Após 19 anos do início da ação judicial e 15 anos de proferida a sentença, o atual Juiz da Comarca de Coribe, em tutela antecipada, decidiu pelo adiantamento dos efeitos da sentença, determinando que fosse cumprida a reintegração de posse da área utilizada tradicionalmente pelos fecheiros, mas em favor da parte ré – a empresa.
Não se pode falar em posse a ser reintegrada à empresa, já que as terras sempre estiveram em posse das comunidades até ser ameaçada pela mesma. O processo também incorreu em uma série de irregularidades e violação do direito à defesa da comunidade, que foi impedida de produzir provas orais, testemunhais e periciais. A empresa foi, portanto, favorecida no curso do processo, sem ter apresentado nenhuma prova da posse alegada.

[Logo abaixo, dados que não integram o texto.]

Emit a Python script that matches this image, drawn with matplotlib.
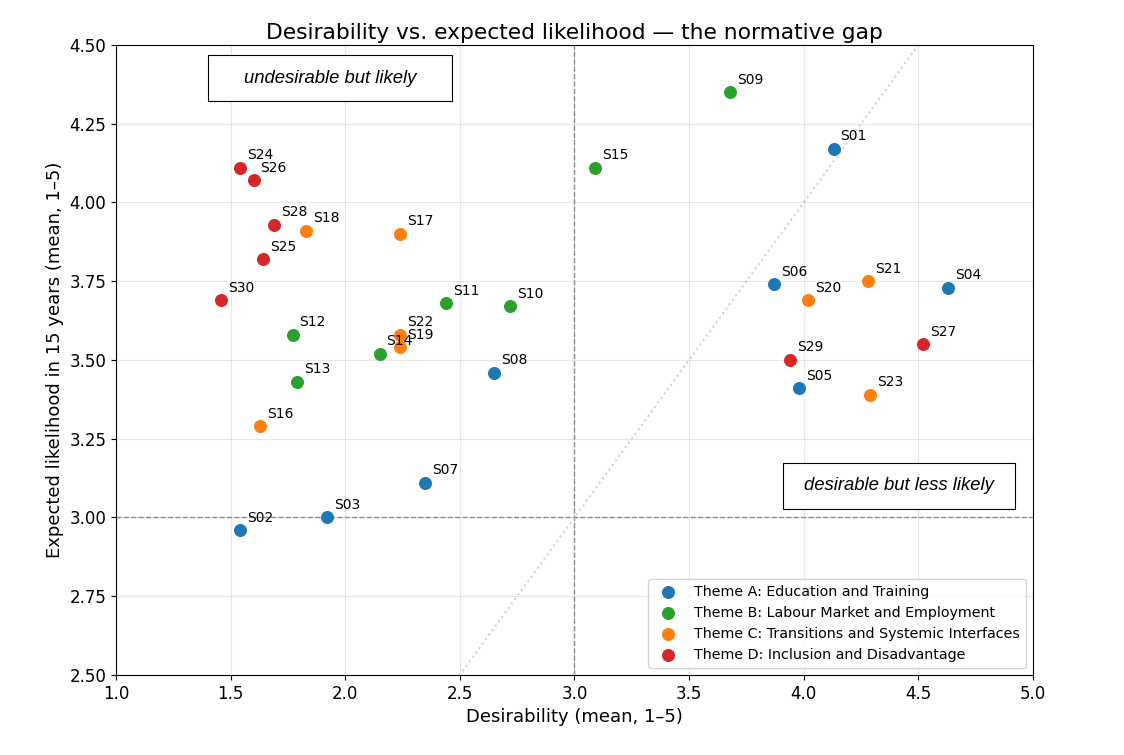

Essas irregularidades foram apontadas pela Associação de Fundo de Pasto, sem que fossem consideradas. Ao contrário, o recurso de apelação contra a decisão de reintegração, interposto em 2010, não foi, até a data de expedição do mandado de reintegração, enviado ao Tribunal, que é o órgão competente para julgar o recurso. Ato processual que deveria ter sido realizado de imediato.
Somado a esses absurdos processuais, o magistrado que sentenciou na época contra a comunidade tradicional, de maneira infundamentada e com cerceamento de defesa, foi posteriormente afastado e aposentado compulsoriamente no ano de 2015 por ter infringido deveres funcionais da magistratura no período em que esteve à frente da Comarca de Coribe em casos relacionados às questões agrárias, como abertura e trancamento de matrículas de imóveis sem observar as devidas formalidades.

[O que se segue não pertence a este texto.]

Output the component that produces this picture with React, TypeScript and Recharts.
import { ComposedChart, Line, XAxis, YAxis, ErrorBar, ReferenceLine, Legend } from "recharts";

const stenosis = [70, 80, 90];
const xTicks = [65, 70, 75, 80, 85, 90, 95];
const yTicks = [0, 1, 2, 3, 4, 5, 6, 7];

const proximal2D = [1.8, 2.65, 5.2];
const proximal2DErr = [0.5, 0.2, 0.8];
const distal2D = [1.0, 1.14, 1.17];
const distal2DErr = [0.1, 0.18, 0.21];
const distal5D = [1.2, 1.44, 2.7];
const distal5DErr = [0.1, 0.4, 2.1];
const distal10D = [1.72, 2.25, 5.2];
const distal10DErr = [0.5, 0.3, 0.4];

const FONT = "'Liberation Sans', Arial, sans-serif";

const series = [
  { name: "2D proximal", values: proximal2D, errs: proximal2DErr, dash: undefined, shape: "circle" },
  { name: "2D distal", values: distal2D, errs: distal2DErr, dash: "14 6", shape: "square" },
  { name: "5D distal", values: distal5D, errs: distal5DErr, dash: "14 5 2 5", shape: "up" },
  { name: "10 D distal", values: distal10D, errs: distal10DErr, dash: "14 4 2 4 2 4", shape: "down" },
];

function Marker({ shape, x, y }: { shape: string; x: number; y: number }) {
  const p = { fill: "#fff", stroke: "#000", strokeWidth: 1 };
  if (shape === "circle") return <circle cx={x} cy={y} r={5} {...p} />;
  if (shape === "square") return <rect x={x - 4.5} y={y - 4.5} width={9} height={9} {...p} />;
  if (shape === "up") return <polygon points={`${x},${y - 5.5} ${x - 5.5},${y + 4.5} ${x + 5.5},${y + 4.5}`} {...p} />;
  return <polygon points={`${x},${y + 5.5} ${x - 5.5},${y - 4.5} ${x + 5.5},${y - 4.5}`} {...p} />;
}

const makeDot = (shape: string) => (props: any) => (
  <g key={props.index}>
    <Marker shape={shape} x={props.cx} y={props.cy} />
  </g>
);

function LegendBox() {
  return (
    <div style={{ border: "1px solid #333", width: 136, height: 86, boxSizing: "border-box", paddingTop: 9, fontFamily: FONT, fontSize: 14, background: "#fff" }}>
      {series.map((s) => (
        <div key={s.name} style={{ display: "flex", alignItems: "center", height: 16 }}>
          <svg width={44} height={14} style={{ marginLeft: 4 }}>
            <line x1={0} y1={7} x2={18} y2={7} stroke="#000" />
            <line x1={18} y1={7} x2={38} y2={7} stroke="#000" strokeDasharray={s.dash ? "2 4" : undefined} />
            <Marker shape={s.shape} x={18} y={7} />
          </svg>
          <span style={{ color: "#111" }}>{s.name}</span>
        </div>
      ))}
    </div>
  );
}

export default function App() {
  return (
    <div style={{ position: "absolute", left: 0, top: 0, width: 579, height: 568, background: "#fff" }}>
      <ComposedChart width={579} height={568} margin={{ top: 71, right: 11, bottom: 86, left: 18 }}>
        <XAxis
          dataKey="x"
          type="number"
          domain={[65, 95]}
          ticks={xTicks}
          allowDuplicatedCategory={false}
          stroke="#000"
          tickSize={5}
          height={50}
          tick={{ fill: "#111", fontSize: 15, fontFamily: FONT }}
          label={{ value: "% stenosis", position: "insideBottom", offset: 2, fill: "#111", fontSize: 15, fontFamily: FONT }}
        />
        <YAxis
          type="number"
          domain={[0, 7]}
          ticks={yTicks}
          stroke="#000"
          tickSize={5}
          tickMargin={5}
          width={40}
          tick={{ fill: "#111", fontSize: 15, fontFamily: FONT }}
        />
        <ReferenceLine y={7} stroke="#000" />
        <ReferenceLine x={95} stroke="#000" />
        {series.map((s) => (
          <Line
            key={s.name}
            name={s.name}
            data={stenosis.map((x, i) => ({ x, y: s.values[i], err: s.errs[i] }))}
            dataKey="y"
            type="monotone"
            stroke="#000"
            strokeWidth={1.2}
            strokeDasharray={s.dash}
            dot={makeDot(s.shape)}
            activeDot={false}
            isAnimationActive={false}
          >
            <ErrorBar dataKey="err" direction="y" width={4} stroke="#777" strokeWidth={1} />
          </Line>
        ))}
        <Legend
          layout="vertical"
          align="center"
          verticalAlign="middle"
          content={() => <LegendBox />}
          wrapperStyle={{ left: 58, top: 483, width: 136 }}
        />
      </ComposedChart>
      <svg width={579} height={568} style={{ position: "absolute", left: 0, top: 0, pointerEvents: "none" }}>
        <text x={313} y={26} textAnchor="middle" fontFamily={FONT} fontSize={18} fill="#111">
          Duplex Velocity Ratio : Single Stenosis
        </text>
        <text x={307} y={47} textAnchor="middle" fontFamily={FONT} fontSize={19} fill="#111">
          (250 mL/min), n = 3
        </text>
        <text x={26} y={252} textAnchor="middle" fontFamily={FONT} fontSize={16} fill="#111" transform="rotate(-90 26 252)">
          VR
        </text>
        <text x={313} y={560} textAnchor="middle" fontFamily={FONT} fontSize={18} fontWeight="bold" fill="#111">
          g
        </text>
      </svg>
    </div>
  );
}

Missão do Conselho Nacional dos Direitos Humanos (CNDH) no Oeste da Bahia
Entre os dias 17 e 22 de março deste ano os territórios sob ataque receberam a visita da Comitiva da Missão do Conselho Nacional dos Direitos Humanos (CNDH), quando foram identificadas violações sistemáticas de direitos de povos e comunidades tradicionais. A Comitiva cumpriu diversas agendas com comunidades e órgãos públicos em Barreiras e Correntina. O objetivo da missão foi ouvir os relatos das comunidades sobre as violações de direitos ocorridas nos territórios a fim de denunciá-las aos órgãos competentes e propor recomendações que possam ajudar a frear os ataques e a garantir aos povos seu acesso à terra e aos territórios.

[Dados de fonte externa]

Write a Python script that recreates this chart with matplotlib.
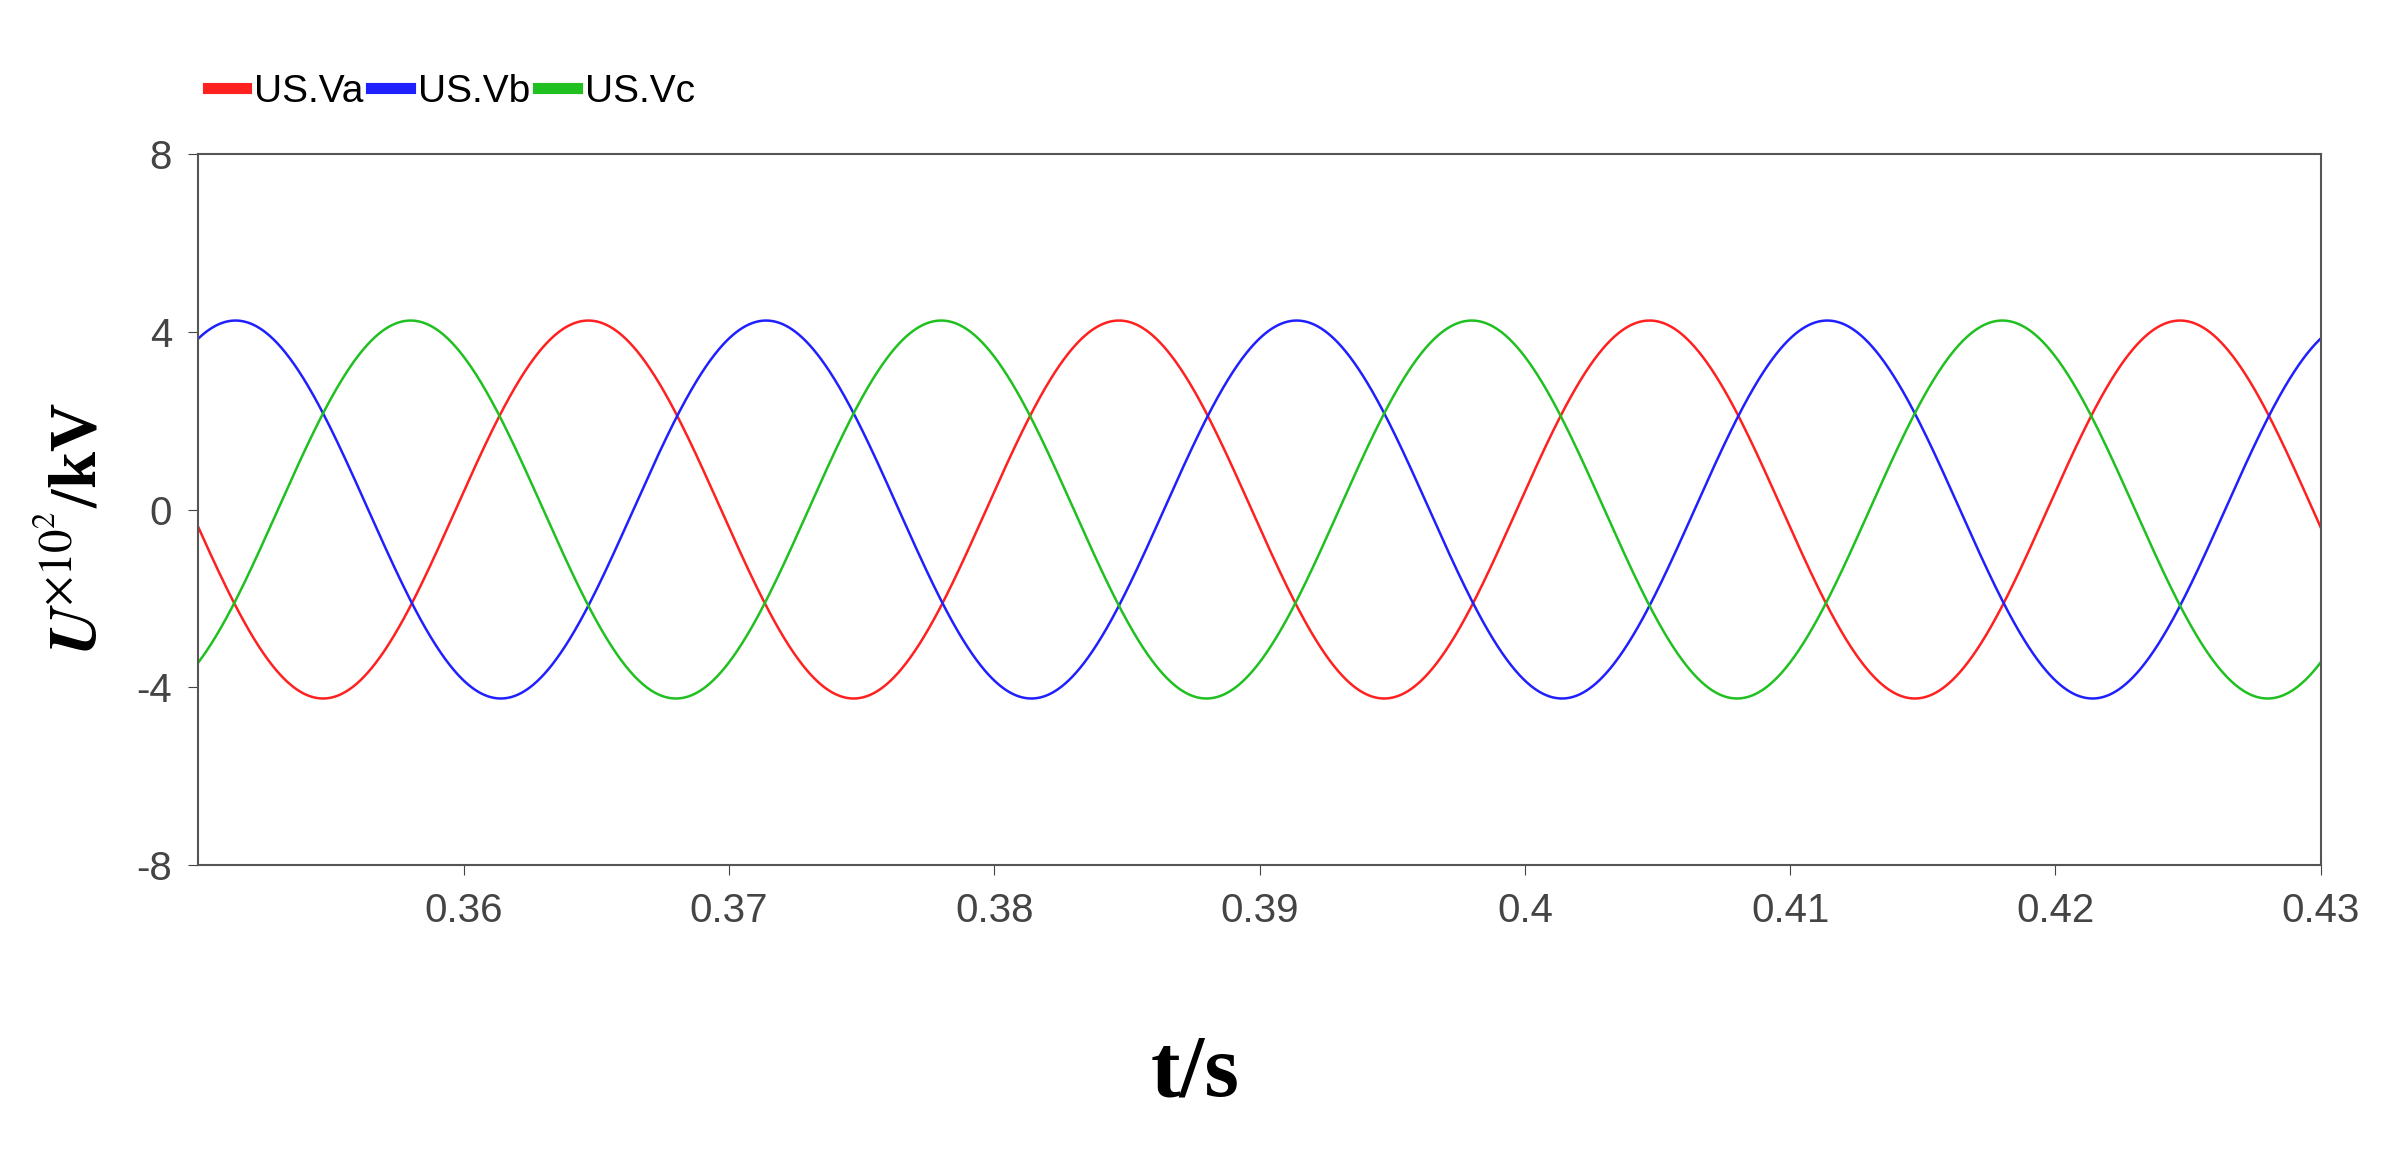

Omissão do Estado da Bahia
As comunidades tradicionais de Fundo e Fecho de Pasto do Oeste da Bahia, lutam para que se cumpra a Constituição da Bahia, reconhecendo o direito à posse das terras pelos moradores da região, que as utilizam de forma comunal há centenas de anos. A ausência da regularização fundiária dos territórios por parte do Governo do Estado tem deixado as comunidades expostas à violência e violações de seus direitos. É urgentíssimo que o governo não mais se omita, ou mesmo deixe de ser conivente, e passe a frear a grilagem das terras nessa região, acelerando as ações discriminatórias, além do bloqueio das matrículas de fazendas que incidem irregularmente sobre as comunidades.